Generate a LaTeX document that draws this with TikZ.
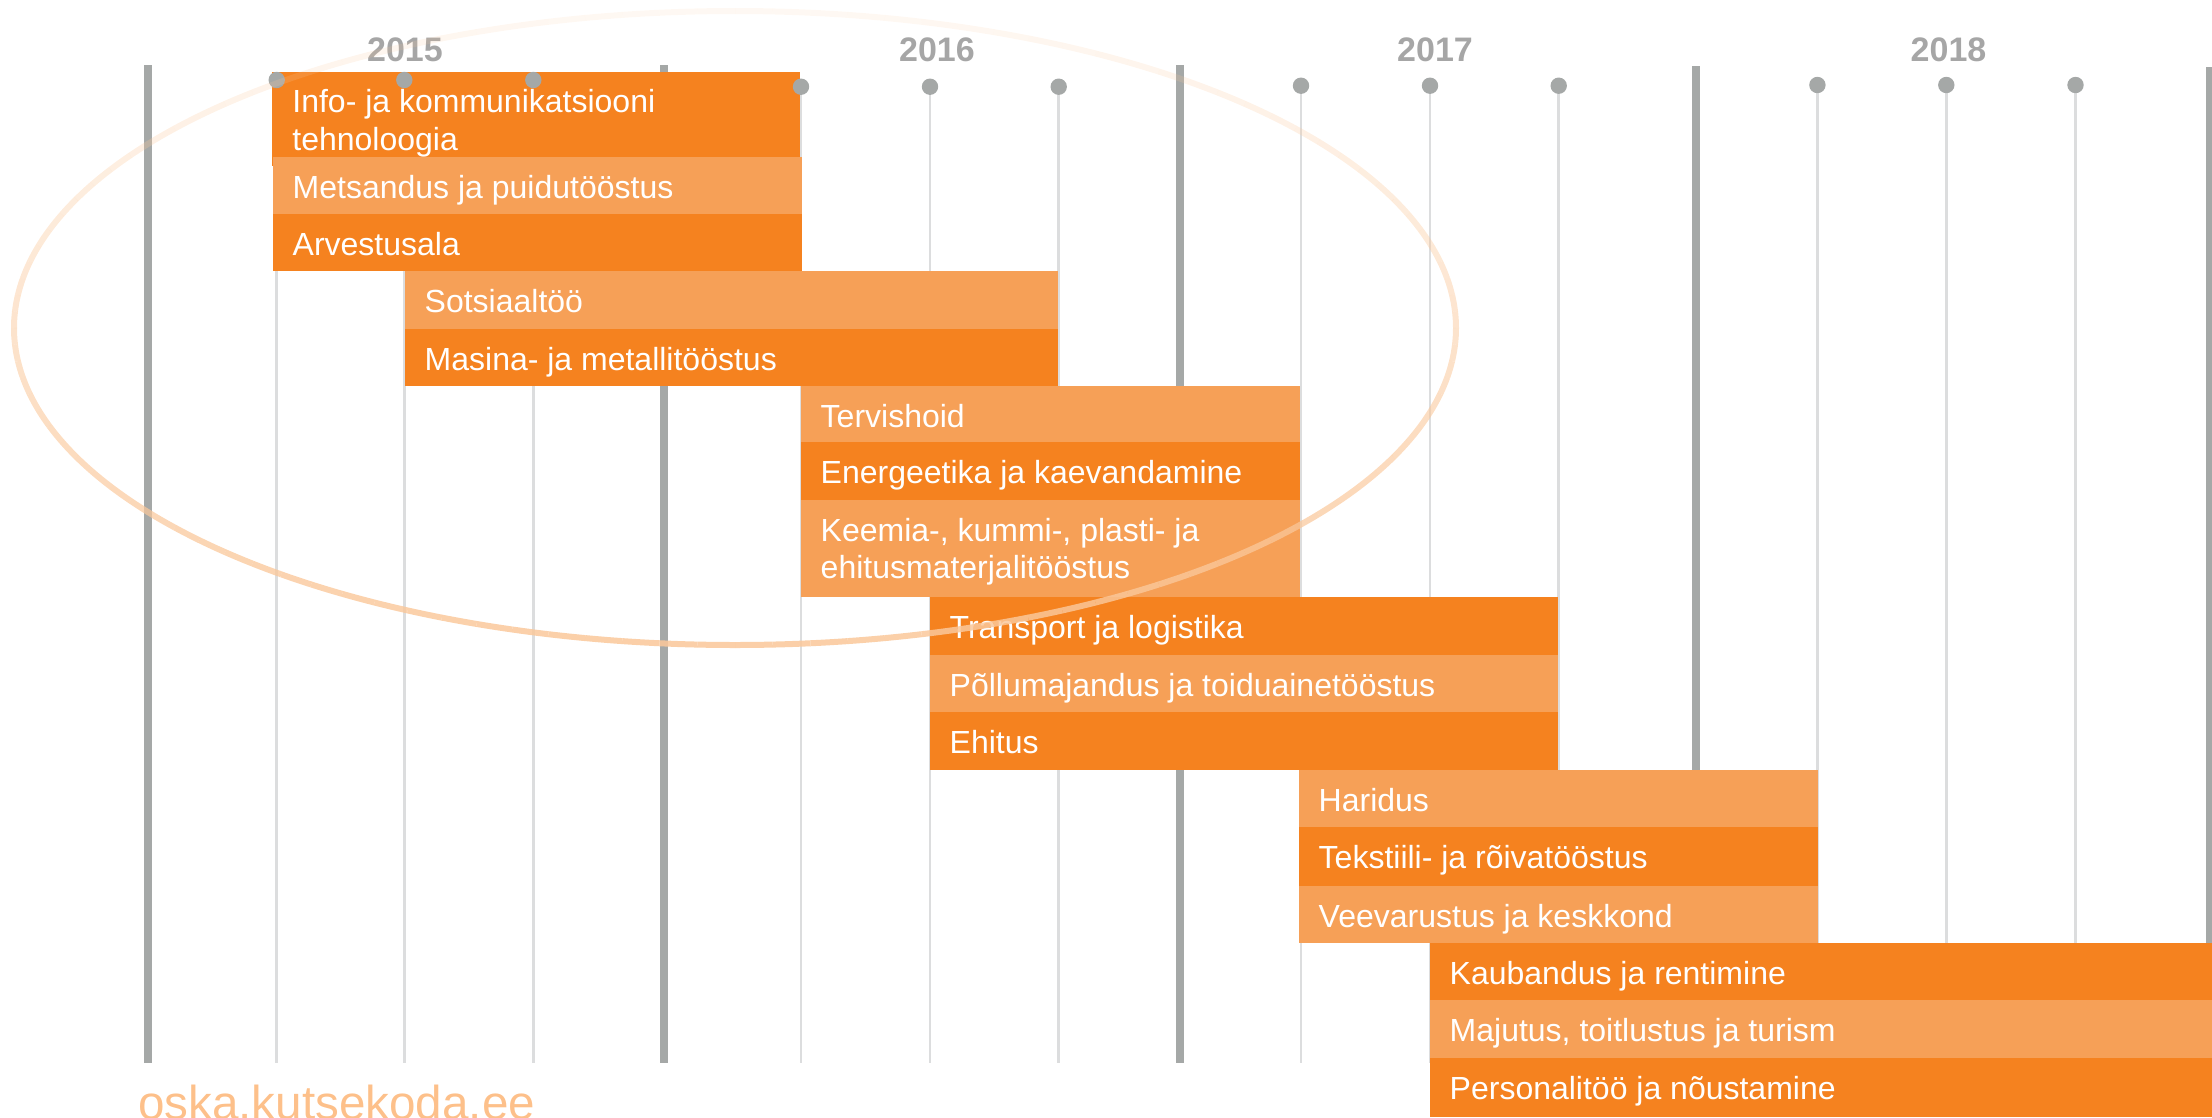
\documentclass[tikz,border=0pt]{standalone}
\usepackage{fontspec}
\setmainfont{Liberation Sans}
\definecolor{darkbar}{HTML}{F5821F}
\definecolor{lightbar}{HTML}{F6A057}
\definecolor{axisc}{HTML}{A5A8A7}
\definecolor{minorc}{HTML}{DCDDDE}
\definecolor{yearc}{HTML}{A6A6A6}
\definecolor{urlc}{HTML}{FDC08A}
\definecolor{ellc}{RGB}{250,200,155}
\newcommand{\gbar}[7]{%
  \node[#2, minimum width=#5pt, minimum height=#6pt] (#1) at (#3,#4) {};
  \node[lbl] (#1-t) at ([xshift=19.5pt,yshift=-41.5pt]#1.north west) {#7};}
\begin{document}
\begin{tikzpicture}[x=1pt,y=-1pt,
  bar/.style={draw=none, inner sep=0pt, outer sep=0pt, anchor=north west},
  dbar/.style={bar, fill=darkbar},
  lbar/.style={bar, fill=lightbar},
  lbl/.style={anchor=base west, inner sep=0pt, text=white, font=\fontsize{32}{37.3}\selectfont},
  yearlbl/.style={anchor=base, inner sep=0pt, text=yearc, font=\bfseries\fontsize{34}{40}\selectfont},
  majorline/.style={line width=8pt, draw=axisc},
  minorline/.style={line width=2.5pt, draw=minorc},
  dotnode/.style={circle, fill=axisc, minimum size=16.4pt, inner sep=0pt},
  ellline/.style={line width=6pt, draw=ellc}]
\useasboundingbox (0,0) rectangle (2212,1117);

% major (year) lines
\foreach \n/\x/\t in {1/147.5/65, 2/664/65, 3/1180/65, 4/1696/66, 5/2210/67}{
  \coordinate (M\n t) at (\x,\t);
  \coordinate (M\n b) at (\x,1062.7);
  \draw[majorline] (M\n t) -- (M\n b);
}
% minor (quarter) lines
\foreach \n/\x/\y in {a/276.7/80, b/404.3/80, c/533.3/80,
                      d/801/86.7, e/930/86.7, f/1058.7/86.7,
                      g/1301/85.7, h/1430/85.7, i/1558.7/85.7,
                      j/1817.4/85, k/1946.3/85, l/2075.5/85}{
  \coordinate (Q\n) at (\x,\y);
  \coordinate (Q\n b) at (\x,1062.7);
  \draw[minorline] (Q\n) -- (Q\n b);
}

% bars
\node[dbar, minimum width=528.3pt, minimum height=94.3pt] (b1) at (271.7,71.7) {};
\node[lbl] (b1-t) at ([xshift=20.5pt,yshift=-41pt]b1.north west)
  {\vtop{\hbox{Info- ja kommunikatsiooni}\hbox{tehnoloogia}}};
\gbar{b2}{lbar}{273}{156.7}{528.7}{57.3}{Metsandus ja puidutööstus}
\gbar{b3}{dbar}{273}{214}{528.7}{57.3}{Arvestusala}
\gbar{b4}{lbar}{405}{271.3}{653}{57.2}{Sotsiaaltöö}
\gbar{b5}{dbar}{405}{328.5}{653}{57.2}{Masina- ja metallitööstus}
\gbar{b6}{lbar}{801}{385.7}{499}{56}{Tervishoid}
\gbar{b7}{dbar}{801}{441.7}{499}{58.3}{Energeetika ja kaevandamine}
\node[lbar, minimum width=499pt, minimum height=97.3pt] (b8) at (801,500) {};
\node[lbl] (b8-t) at ([xshift=19.5pt,yshift=-41pt]b8.north west)
  {\vtop{\hbox{Keemia-, kummi-, plasti- ja}\hbox{ehitusmaterjalitööstus}}};
\gbar{b9}{dbar}{930}{597.3}{628}{57.7}{Transport ja logistika}
\gbar{b10}{lbar}{930}{655}{628}{56.7}{Põllumajandus ja toiduainetööstus}
\gbar{b11}{dbar}{930}{711.7}{628}{58.3}{Ehitus}
\gbar{b12}{lbar}{1299}{770}{519}{56.7}{Haridus}
\gbar{b13}{dbar}{1299}{826.7}{519}{59}{Tekstiili- ja rõivatööstus}
\gbar{b14}{lbar}{1299}{885.7}{519}{57.6}{Veevarustus ja keskkond}
\gbar{b15}{dbar}{1430}{943.3}{782}{57}{Kaubandus ja rentimine}
\gbar{b16}{lbar}{1430}{1000.3}{782}{57.7}{Majutus, toitlustus ja turism}
\gbar{b17}{dbar}{1430}{1058}{782}{59}{Personalitöö ja nõustamine}

% quarter dots
\foreach \n in {a,b,c,d,e,f,g,h,i,j,k,l}{
  \node[dotnode] (D\n) at (Q\n) {};
}

% year labels
\node[yearlbl] (y2015) at (405,61.7) {2015};
\node[yearlbl] (y2016) at (937,61.7) {2016};
\node[yearlbl] (y2017) at (1435,61.7) {2017};
\node[yearlbl] (y2018) at (1948.5,61.7) {2018};

% url
\node[anchor=base west, inner sep=0pt, text=urlc, font=\fontsize{47.6}{52}\selectfont] (url) at (138,1119) {oska.kutsekoda.ee};

% highlight ellipse, fading towards the top
\foreach \a in {0,3,...,357}{
  \pgfmathsetmacro{\op}{0.12+0.75*(1+sin(\a+1.5))/2}
  \draw[ellline, opacity=\op] ({735+721*cos(\a)},{328+317*sin(\a)})
    arc[start angle=\a, end angle=\a+3, x radius=721, y radius=317];
}
\end{tikzpicture}
\end{document}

Objective — Give all the lines above again, character for character, without pictures.

Result of the task —
Generate a LaTeX document that draws this with TikZ.
\documentclass[tikz,border=0pt]{standalone}
\usepackage{fontspec}
\setmainfont{Liberation Sans}
\definecolor{darkbar}{HTML}{F5821F}
\definecolor{lightbar}{HTML}{F6A057}
\definecolor{axisc}{HTML}{A5A8A7}
\definecolor{minorc}{HTML}{DCDDDE}
\definecolor{yearc}{HTML}{A6A6A6}
\definecolor{urlc}{HTML}{FDC08A}
\definecolor{ellc}{RGB}{250,200,155}
\newcommand{\gbar}[7]{%
  \node[#2, minimum width=#5pt, minimum height=#6pt] (#1) at (#3,#4) {};
  \node[lbl] (#1-t) at ([xshift=19.5pt,yshift=-41.5pt]#1.north west) {#7};}
\begin{document}
\begin{tikzpicture}[x=1pt,y=-1pt,
  bar/.style={draw=none, inner sep=0pt, outer sep=0pt, anchor=north west},
  dbar/.style={bar, fill=darkbar},
  lbar/.style={bar, fill=lightbar},
  lbl/.style={anchor=base west, inner sep=0pt, text=white, font=\fontsize{32}{37.3}\selectfont},
  yearlbl/.style={anchor=base, inner sep=0pt, text=yearc, font=\bfseries\fontsize{34}{40}\selectfont},
  majorline/.style={line width=8pt, draw=axisc},
  minorline/.style={line width=2.5pt, draw=minorc},
  dotnode/.style={circle, fill=axisc, minimum size=16.4pt, inner sep=0pt},
  ellline/.style={line width=6pt, draw=ellc}]
\useasboundingbox (0,0) rectangle (2212,1117);

% major (year) lines
\foreach \n/\x/\t in {1/147.5/65, 2/664/65, 3/1180/65, 4/1696/66, 5/2210/67}{
  \coordinate (M\n t) at (\x,\t);
  \coordinate (M\n b) at (\x,1062.7);
  \draw[majorline] (M\n t) -- (M\n b);
}
% minor (quarter) lines
\foreach \n/\x/\y in {a/276.7/80, b/404.3/80, c/533.3/80,
                      d/801/86.7, e/930/86.7, f/1058.7/86.7,
                      g/1301/85.7, h/1430/85.7, i/1558.7/85.7,
                      j/1817.4/85, k/1946.3/85, l/2075.5/85}{
  \coordinate (Q\n) at (\x,\y);
  \coordinate (Q\n b) at (\x,1062.7);
  \draw[minorline] (Q\n) -- (Q\n b);
}

% bars
\node[dbar, minimum width=528.3pt, minimum height=94.3pt] (b1) at (271.7,71.7) {};
\node[lbl] (b1-t) at ([xshift=20.5pt,yshift=-41pt]b1.north west)
  {\vtop{\hbox{Info- ja kommunikatsiooni}\hbox{tehnoloogia}}};
\gbar{b2}{lbar}{273}{156.7}{528.7}{57.3}{Metsandus ja puidutööstus}
\gbar{b3}{dbar}{273}{214}{528.7}{57.3}{Arvestusala}
\gbar{b4}{lbar}{405}{271.3}{653}{57.2}{Sotsiaaltöö}
\gbar{b5}{dbar}{405}{328.5}{653}{57.2}{Masina- ja metallitööstus}
\gbar{b6}{lbar}{801}{385.7}{499}{56}{Tervishoid}
\gbar{b7}{dbar}{801}{441.7}{499}{58.3}{Energeetika ja kaevandamine}
\node[lbar, minimum width=499pt, minimum height=97.3pt] (b8) at (801,500) {};
\node[lbl] (b8-t) at ([xshift=19.5pt,yshift=-41pt]b8.north west)
  {\vtop{\hbox{Keemia-, kummi-, plasti- ja}\hbox{ehitusmaterjalitööstus}}};
\gbar{b9}{dbar}{930}{597.3}{628}{57.7}{Transport ja logistika}
\gbar{b10}{lbar}{930}{655}{628}{56.7}{Põllumajandus ja toiduainetööstus}
\gbar{b11}{dbar}{930}{711.7}{628}{58.3}{Ehitus}
\gbar{b12}{lbar}{1299}{770}{519}{56.7}{Haridus}
\gbar{b13}{dbar}{1299}{826.7}{519}{59}{Tekstiili- ja rõivatööstus}
\gbar{b14}{lbar}{1299}{885.7}{519}{57.6}{Veevarustus ja keskkond}
\gbar{b15}{dbar}{1430}{943.3}{782}{57}{Kaubandus ja rentimine}
\gbar{b16}{lbar}{1430}{1000.3}{782}{57.7}{Majutus, toitlustus ja turism}
\gbar{b17}{dbar}{1430}{1058}{782}{59}{Personalitöö ja nõustamine}

% quarter dots
\foreach \n in {a,b,c,d,e,f,g,h,i,j,k,l}{
  \node[dotnode] (D\n) at (Q\n) {};
}

% year labels
\node[yearlbl] (y2015) at (405,61.7) {2015};
\node[yearlbl] (y2016) at (937,61.7) {2016};
\node[yearlbl] (y2017) at (1435,61.7) {2017};
\node[yearlbl] (y2018) at (1948.5,61.7) {2018};

% url
\node[anchor=base west, inner sep=0pt, text=urlc, font=\fontsize{47.6}{52}\selectfont] (url) at (138,1119) {oska.kutsekoda.ee};

% highlight ellipse, fading towards the top
\foreach \a in {0,3,...,357}{
  \pgfmathsetmacro{\op}{0.12+0.75*(1+sin(\a+1.5))/2}
  \draw[ellline, opacity=\op] ({735+721*cos(\a)},{328+317*sin(\a)})
    arc[start angle=\a, end angle=\a+3, x radius=721, y radius=317];
}
\end{tikzpicture}
\end{document}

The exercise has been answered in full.